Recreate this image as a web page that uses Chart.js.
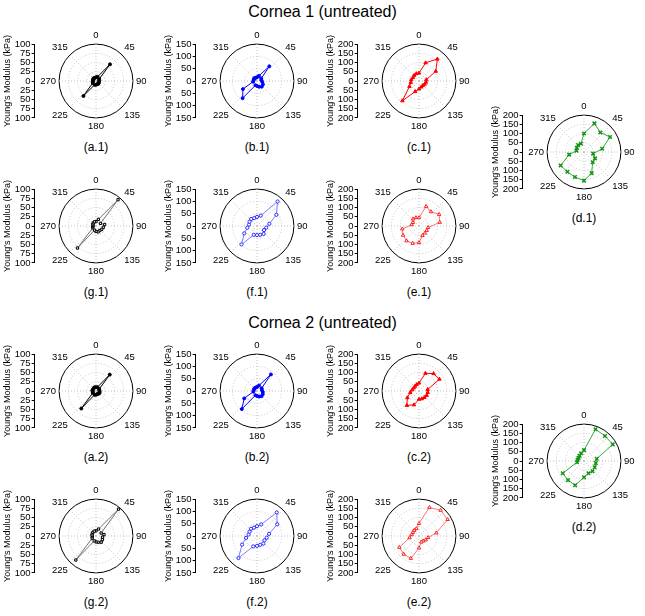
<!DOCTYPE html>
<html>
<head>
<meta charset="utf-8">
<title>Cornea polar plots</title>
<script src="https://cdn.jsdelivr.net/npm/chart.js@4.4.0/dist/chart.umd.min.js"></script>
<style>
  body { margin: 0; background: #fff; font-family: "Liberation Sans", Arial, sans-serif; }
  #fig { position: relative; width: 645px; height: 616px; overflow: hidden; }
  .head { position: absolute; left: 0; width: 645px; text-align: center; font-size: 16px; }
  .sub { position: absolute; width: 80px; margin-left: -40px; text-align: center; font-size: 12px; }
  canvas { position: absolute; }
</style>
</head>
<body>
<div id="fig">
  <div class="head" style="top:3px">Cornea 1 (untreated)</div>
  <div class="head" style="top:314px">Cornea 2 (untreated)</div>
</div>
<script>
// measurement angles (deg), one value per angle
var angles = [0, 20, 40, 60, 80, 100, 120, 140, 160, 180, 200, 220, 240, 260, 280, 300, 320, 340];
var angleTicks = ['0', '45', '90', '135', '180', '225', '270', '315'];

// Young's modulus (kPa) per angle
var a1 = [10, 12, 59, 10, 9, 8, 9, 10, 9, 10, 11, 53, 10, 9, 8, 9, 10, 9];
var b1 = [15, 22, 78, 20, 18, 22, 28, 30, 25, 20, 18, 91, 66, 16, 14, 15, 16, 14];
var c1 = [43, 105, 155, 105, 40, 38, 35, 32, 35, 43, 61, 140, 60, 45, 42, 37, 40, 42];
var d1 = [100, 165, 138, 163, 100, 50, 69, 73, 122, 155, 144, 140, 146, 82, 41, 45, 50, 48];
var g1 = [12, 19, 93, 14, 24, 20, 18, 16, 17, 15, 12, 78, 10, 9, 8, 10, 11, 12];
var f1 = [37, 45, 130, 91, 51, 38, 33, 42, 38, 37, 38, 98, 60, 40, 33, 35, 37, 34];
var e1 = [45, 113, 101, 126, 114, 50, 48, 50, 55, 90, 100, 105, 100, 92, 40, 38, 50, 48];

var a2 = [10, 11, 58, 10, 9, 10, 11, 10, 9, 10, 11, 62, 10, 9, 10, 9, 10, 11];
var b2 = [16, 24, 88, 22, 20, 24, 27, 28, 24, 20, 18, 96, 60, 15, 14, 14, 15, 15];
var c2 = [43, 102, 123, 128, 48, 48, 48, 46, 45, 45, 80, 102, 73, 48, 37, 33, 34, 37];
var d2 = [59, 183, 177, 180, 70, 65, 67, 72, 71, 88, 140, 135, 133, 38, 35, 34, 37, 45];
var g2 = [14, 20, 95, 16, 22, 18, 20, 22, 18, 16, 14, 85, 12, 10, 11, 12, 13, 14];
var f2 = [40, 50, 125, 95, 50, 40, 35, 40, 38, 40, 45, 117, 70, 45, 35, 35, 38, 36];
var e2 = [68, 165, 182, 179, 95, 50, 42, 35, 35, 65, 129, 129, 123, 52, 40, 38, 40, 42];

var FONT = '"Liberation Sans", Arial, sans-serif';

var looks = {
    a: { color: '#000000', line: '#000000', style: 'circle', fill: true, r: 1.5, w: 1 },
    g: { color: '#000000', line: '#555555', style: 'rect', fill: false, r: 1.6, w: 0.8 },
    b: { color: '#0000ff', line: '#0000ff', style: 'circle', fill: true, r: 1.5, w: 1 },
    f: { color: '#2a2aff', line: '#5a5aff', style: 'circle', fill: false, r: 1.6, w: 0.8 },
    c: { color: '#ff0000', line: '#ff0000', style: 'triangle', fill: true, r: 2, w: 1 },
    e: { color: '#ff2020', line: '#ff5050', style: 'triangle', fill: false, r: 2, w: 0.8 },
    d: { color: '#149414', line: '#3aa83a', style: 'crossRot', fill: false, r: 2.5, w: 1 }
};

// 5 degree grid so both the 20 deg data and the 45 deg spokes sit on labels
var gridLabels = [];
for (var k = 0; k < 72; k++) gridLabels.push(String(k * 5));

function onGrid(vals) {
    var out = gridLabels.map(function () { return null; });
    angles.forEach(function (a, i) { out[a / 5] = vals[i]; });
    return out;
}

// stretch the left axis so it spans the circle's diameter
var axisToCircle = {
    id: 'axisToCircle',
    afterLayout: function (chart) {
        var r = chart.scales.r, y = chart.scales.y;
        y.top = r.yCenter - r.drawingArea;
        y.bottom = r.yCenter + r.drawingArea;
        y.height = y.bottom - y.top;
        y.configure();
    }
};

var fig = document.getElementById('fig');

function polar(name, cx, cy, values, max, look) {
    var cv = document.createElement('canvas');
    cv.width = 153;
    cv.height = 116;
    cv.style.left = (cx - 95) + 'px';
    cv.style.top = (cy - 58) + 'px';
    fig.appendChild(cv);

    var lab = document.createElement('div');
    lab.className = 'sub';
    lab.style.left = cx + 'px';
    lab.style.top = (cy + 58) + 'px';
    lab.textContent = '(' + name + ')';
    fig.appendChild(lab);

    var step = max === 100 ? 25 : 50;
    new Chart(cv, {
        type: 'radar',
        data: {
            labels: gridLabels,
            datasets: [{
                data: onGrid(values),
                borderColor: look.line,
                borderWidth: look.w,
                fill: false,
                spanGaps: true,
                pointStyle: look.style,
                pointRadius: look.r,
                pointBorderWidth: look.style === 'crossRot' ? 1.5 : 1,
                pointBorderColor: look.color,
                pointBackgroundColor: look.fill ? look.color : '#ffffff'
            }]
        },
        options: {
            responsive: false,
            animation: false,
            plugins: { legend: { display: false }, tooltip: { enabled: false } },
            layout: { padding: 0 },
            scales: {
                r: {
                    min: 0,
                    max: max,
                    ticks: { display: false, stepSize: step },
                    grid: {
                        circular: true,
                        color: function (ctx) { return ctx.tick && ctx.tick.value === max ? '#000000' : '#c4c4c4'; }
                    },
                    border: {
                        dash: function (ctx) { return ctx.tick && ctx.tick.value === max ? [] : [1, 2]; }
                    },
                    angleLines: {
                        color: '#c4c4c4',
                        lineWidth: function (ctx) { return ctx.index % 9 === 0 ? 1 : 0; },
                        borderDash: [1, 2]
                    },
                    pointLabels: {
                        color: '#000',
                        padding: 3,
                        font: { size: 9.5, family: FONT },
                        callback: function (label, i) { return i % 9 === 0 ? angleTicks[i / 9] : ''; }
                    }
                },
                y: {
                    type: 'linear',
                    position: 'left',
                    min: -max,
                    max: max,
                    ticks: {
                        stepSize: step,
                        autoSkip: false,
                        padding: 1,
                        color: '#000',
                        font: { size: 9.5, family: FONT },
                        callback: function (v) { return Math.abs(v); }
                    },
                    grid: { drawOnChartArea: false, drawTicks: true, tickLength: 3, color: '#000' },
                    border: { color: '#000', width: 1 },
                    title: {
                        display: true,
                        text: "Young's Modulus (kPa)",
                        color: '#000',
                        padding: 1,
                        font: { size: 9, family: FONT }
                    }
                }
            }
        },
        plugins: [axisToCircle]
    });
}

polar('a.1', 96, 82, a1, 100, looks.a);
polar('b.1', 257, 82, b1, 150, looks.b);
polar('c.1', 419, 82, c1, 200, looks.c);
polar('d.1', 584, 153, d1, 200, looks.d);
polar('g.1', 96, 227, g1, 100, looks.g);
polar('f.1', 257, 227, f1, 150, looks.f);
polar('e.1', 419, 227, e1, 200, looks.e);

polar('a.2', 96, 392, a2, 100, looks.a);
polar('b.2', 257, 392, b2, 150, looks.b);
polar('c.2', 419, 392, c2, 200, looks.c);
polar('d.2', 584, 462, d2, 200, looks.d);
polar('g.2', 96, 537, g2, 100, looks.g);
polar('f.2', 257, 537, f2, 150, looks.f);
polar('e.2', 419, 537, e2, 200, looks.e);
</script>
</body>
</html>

━━━━━━━━━━

REQUIRED WORK:
Leave out the pictures and repeat the lines from the start of the material through the line with "38, 50, 48];", inclusive.

SOLUTION BELOW:
Recreate this image as a web page that uses Chart.js.
<!DOCTYPE html>
<html>
<head>
<meta charset="utf-8">
<title>Cornea polar plots</title>
<script src="https://cdn.jsdelivr.net/npm/chart.js@4.4.0/dist/chart.umd.min.js"></script>
<style>
  body { margin: 0; background: #fff; font-family: "Liberation Sans", Arial, sans-serif; }
  #fig { position: relative; width: 645px; height: 616px; overflow: hidden; }
  .head { position: absolute; left: 0; width: 645px; text-align: center; font-size: 16px; }
  .sub { position: absolute; width: 80px; margin-left: -40px; text-align: center; font-size: 12px; }
  canvas { position: absolute; }
</style>
</head>
<body>
<div id="fig">
  <div class="head" style="top:3px">Cornea 1 (untreated)</div>
  <div class="head" style="top:314px">Cornea 2 (untreated)</div>
</div>
<script>
// measurement angles (deg), one value per angle
var angles = [0, 20, 40, 60, 80, 100, 120, 140, 160, 180, 200, 220, 240, 260, 280, 300, 320, 340];
var angleTicks = ['0', '45', '90', '135', '180', '225', '270', '315'];

// Young's modulus (kPa) per angle
var a1 = [10, 12, 59, 10, 9, 8, 9, 10, 9, 10, 11, 53, 10, 9, 8, 9, 10, 9];
var b1 = [15, 22, 78, 20, 18, 22, 28, 30, 25, 20, 18, 91, 66, 16, 14, 15, 16, 14];
var c1 = [43, 105, 155, 105, 40, 38, 35, 32, 35, 43, 61, 140, 60, 45, 42, 37, 40, 42];
var d1 = [100, 165, 138, 163, 100, 50, 69, 73, 122, 155, 144, 140, 146, 82, 41, 45, 50, 48];
var g1 = [12, 19, 93, 14, 24, 20, 18, 16, 17, 15, 12, 78, 10, 9, 8, 10, 11, 12];
var f1 = [37, 45, 130, 91, 51, 38, 33, 42, 38, 37, 38, 98, 60, 40, 33, 35, 37, 34];
var e1 = [45, 113, 101, 126, 114, 50, 48, 50, 55, 90, 100, 105, 100, 92, 40, 38, 50, 48];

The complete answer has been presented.